The activities of the world will be intrusted tomorrow...

Boston Evening American

The activities of the world will be intrusted tomorrow to those who are the young people of today. Then these activities will be administered for good and for real progress in proportion to the moral and spiritual growth which the educational and religious institutions of today have been able to cultivate in these young people. Credit is due, therefore, to the Boston Evening American in its endeavor to awaken the churches of Boston and vicinity to the need of reaching the young people of their communities, in order that thought and action will be turned from the improper channels which seem to be open to them on every side, and toward the goal which is to be reached only on the basis of a pure mind and a sound character.

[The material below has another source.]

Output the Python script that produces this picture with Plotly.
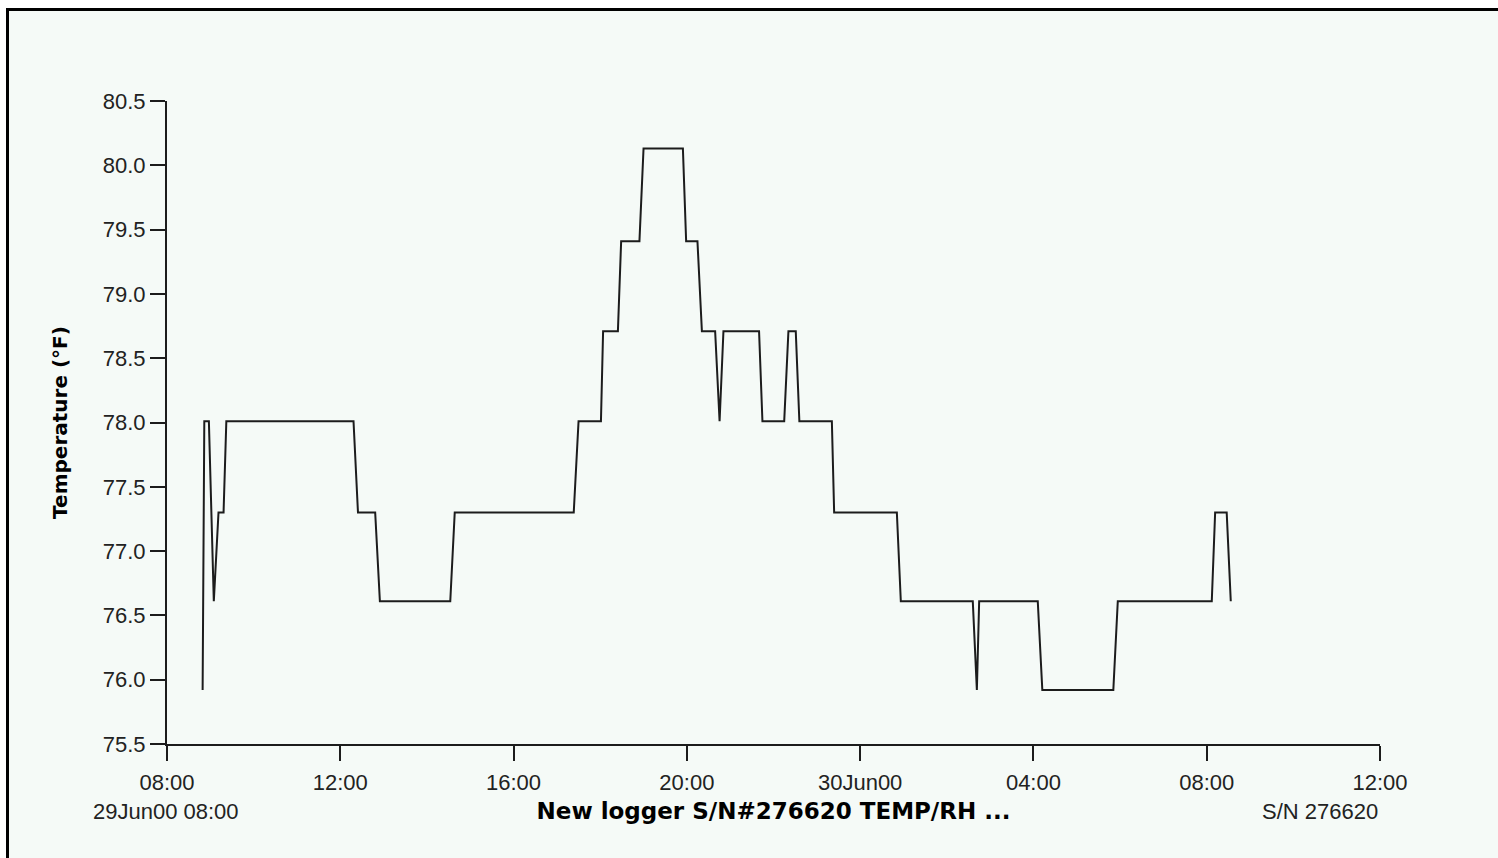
import plotly.graph_objects as go

# Logger readings: timestamps of each change point and the temperature (°F)
times = [
    "2000-06-29 08:49:20", "2000-06-29 08:51:40", "2000-06-29 08:58:00",
    "2000-06-29 09:04:50", "2000-06-29 09:11:20", "2000-06-29 09:18:20",
    "2000-06-29 09:22:10", "2000-06-29 12:18:20", "2000-06-29 12:24:30",
    "2000-06-29 12:48:20", "2000-06-29 12:54:50", "2000-06-29 14:32:20",
    "2000-06-29 14:38:30", "2000-06-29 17:23:20", "2000-06-29 17:30:00",
    "2000-06-29 18:01:00", "2000-06-29 18:04:00", "2000-06-29 18:24:30",
    "2000-06-29 18:29:00", "2000-06-29 18:54:20", "2000-06-29 19:00:00",
    "2000-06-29 19:54:30", "2000-06-29 19:59:00", "2000-06-29 20:14:40",
    "2000-06-29 20:20:50", "2000-06-29 20:39:10", "2000-06-29 20:45:20",
    "2000-06-29 20:50:40", "2000-06-29 21:40:00", "2000-06-29 21:44:40",
    "2000-06-29 22:14:50", "2000-06-29 22:20:40", "2000-06-29 22:30:50",
    "2000-06-29 22:35:50", "2000-06-29 23:20:50", "2000-06-29 23:24:00",
    "2000-06-30 00:50:50", "2000-06-30 00:56:20", "2000-06-30 02:36:00",
    "2000-06-30 02:41:40", "2000-06-30 02:44:50", "2000-06-30 04:06:00",
    "2000-06-30 04:12:20", "2000-06-30 05:50:40", "2000-06-30 05:56:50",
    "2000-06-30 08:07:00", "2000-06-30 08:11:40", "2000-06-30 08:27:40",
    "2000-06-30 08:33:20",
]
temps_f = [
    75.92, 78.01, 78.01,
    76.61, 77.30, 77.30,
    78.01, 78.01, 77.30,
    77.30, 76.61, 76.61,
    77.30, 77.30, 78.01,
    78.01, 78.71, 78.71,
    79.41, 79.41, 80.13,
    80.13, 79.41, 79.41,
    78.71, 78.71, 78.01,
    78.71, 78.71, 78.01,
    78.01, 78.71, 78.71,
    78.01, 78.01, 77.30,
    77.30, 76.61, 76.61,
    75.92, 76.61, 76.61,
    75.92, 75.92, 76.61,
    76.61, 77.30, 77.30,
    76.61,
]

# Axis ticks
x_tickvals = [
    "2000-06-29 08:00", "2000-06-29 12:00", "2000-06-29 16:00",
    "2000-06-29 20:00", "2000-06-30 00:00", "2000-06-30 04:00",
    "2000-06-30 08:00", "2000-06-30 12:00",
]
x_ticktext = ["08:00", "12:00", "16:00", "20:00", "30Jun00", "04:00", "08:00", "12:00"]
y_tickvals = [75.5, 76.0, 76.5, 77.0, 77.5, 78.0, 78.5, 79.0, 79.5, 80.0, 80.5]

W, H = 1498, 858
L, R, T, B = 167, 118, 101, 114
PW, PH = W - L - R, H - T - B

def px_x(px):
    return (px - L) / PW

def px_y(py):
    return (H - B - py) / PH

INK = "#1c1c1c"
BG = "#F5FAF7"
REG = "Liberation Sans, Arial, sans-serif"
BOLD = "DejaVu Sans, sans-serif"

fig = go.Figure()
fig.add_trace(go.Scatter(
    x=times, y=temps_f, mode="lines",
    line=dict(color=INK, width=2),
    hoverinfo="x+y", showlegend=False,
))

fig.update_layout(
    width=W, height=H,
    margin=dict(l=L, r=R, t=T, b=B, autoexpand=False),
    paper_bgcolor="white",
    plot_bgcolor="rgba(0,0,0,0)",
    title=dict(
        text="<b>New logger S/N#276620 TEMP/RH ...</b>",
        font=dict(family=BOLD, size=23, color="#000"),
        x=0.5, xref="paper", xanchor="center",
        y=1 - 811 / H, yref="container", yanchor="middle",
    ),
    xaxis=dict(
        type="date",
        range=["2000-06-29 08:00", "2000-06-30 12:00"],
        tickvals=x_tickvals, ticktext=x_ticktext,
        showline=True, linecolor=INK, linewidth=2,
        ticks="outside", ticklen=15, tickwidth=2, tickcolor=INK,
        ticklabelstandoff=3,
        tickfont=dict(family=REG, size=22, color="#222"),
        showgrid=False, zeroline=False, fixedrange=True,
    ),
    yaxis=dict(
        range=[75.5, 80.5],
        tickvals=y_tickvals, tickformat=".1f",
        showline=True, linecolor=INK, linewidth=2,
        ticks="outside", ticklen=15, tickwidth=2, tickcolor=INK,
        tickfont=dict(family=REG, size=22, color="#222"),
        showgrid=False, zeroline=False, fixedrange=True,
        title=dict(text="<b>Temperature (°F)</b>",
                   font=dict(family=BOLD, size=20, color="#000"),
                   standoff=30),
    ),
    shapes=[
        # panel background and its top/left frame
        dict(type="rect", xref="paper", yref="paper", layer="below",
             x0=px_x(6), x1=px_x(W + 2), y0=px_y(H + 2), y1=px_y(8),
             fillcolor=BG, line=dict(width=0)),
        dict(type="line", xref="paper", yref="paper", layer="above",
             x0=px_x(6), x1=px_x(W + 2), y0=px_y(9.5), y1=px_y(9.5),
             line=dict(color="#000", width=3)),
        dict(type="line", xref="paper", yref="paper", layer="above",
             x0=px_x(7.5), x1=px_x(7.5), y0=px_y(8), y1=px_y(H + 2),
             line=dict(color="#000", width=3)),
    ],
    annotations=[
        dict(text="29Jun00 08:00", xref="paper", yref="paper",
             x=px_x(166), y=px_y(811), xanchor="center", yanchor="middle",
             showarrow=False, font=dict(family=REG, size=22, color="#222")),
        dict(text="S/N 276620", xref="paper", yref="paper",
             x=px_x(1380), y=px_y(811), xanchor="right", yanchor="middle",
             showarrow=False, font=dict(family=REG, size=22, color="#222")),
    ],
)

fig.write_html("out.html", config={"displayModeBar": False})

The pitfalls of today are probably no more numerous than were those of other periods, but the great advance in human inventions has brought about so many activities and interests that are diverting not only the youths of today from serious religious thinking, but also the older persons upon whom the churches must rely for the teaching of these youths both by precept and example, that new methods must be employed if the youths are to be reached. The churches in seeking a new method should not enter into competition with the entertainments of today, but should rather endeavor to offer the young people something which cannot be found elsewhere; that is, a knowledge of the Principle behind the teachings of the Bible, which Principle will enable those understanding it to repeat, in small degree perhaps, the great works which God-fearing or God-loving men have accomplished down through the ages. The youths must indeed be offered something which will enable them to draw close to God as their omniscient, omnipotent, and omnipresent Father-Mother. They must be given a religion which they can demonstrate in their everyday lives, a religion which will enable them to go forth from the churches to their secular tasks, whatever they may be, that the problems and adversities of the world are not made by God to interrupt the progress of any of His children, but that God made the world good, even as He pronounced it, and that its problems and adversities are the products of wrong thinking and wrong living which may be overcome by a realization that man is in truth created in the image and likeness of God.

All church workers will themselves gain a higher knowledge of God as they present to children something which will effectually appeal to them. The fact should not be forgotten that these workers have something to gain from the children. Pertinent to this thought is a helpful statement by Mary Baker Eddy: "Beloved children, the world has need of you,—and more as children than as men and women: it needs your innocence, unselfishness, faithful affection, uncontaminated lives. You need also to watch, and pray that you preserve these virtues unstained, and lose them not through contact with the world. What grander ambition is there than to maintain in yourselves what Jesus loved, and to know that your example, more than words, makes morals for mankind!" (Miscellaneous Writings, p. 110.)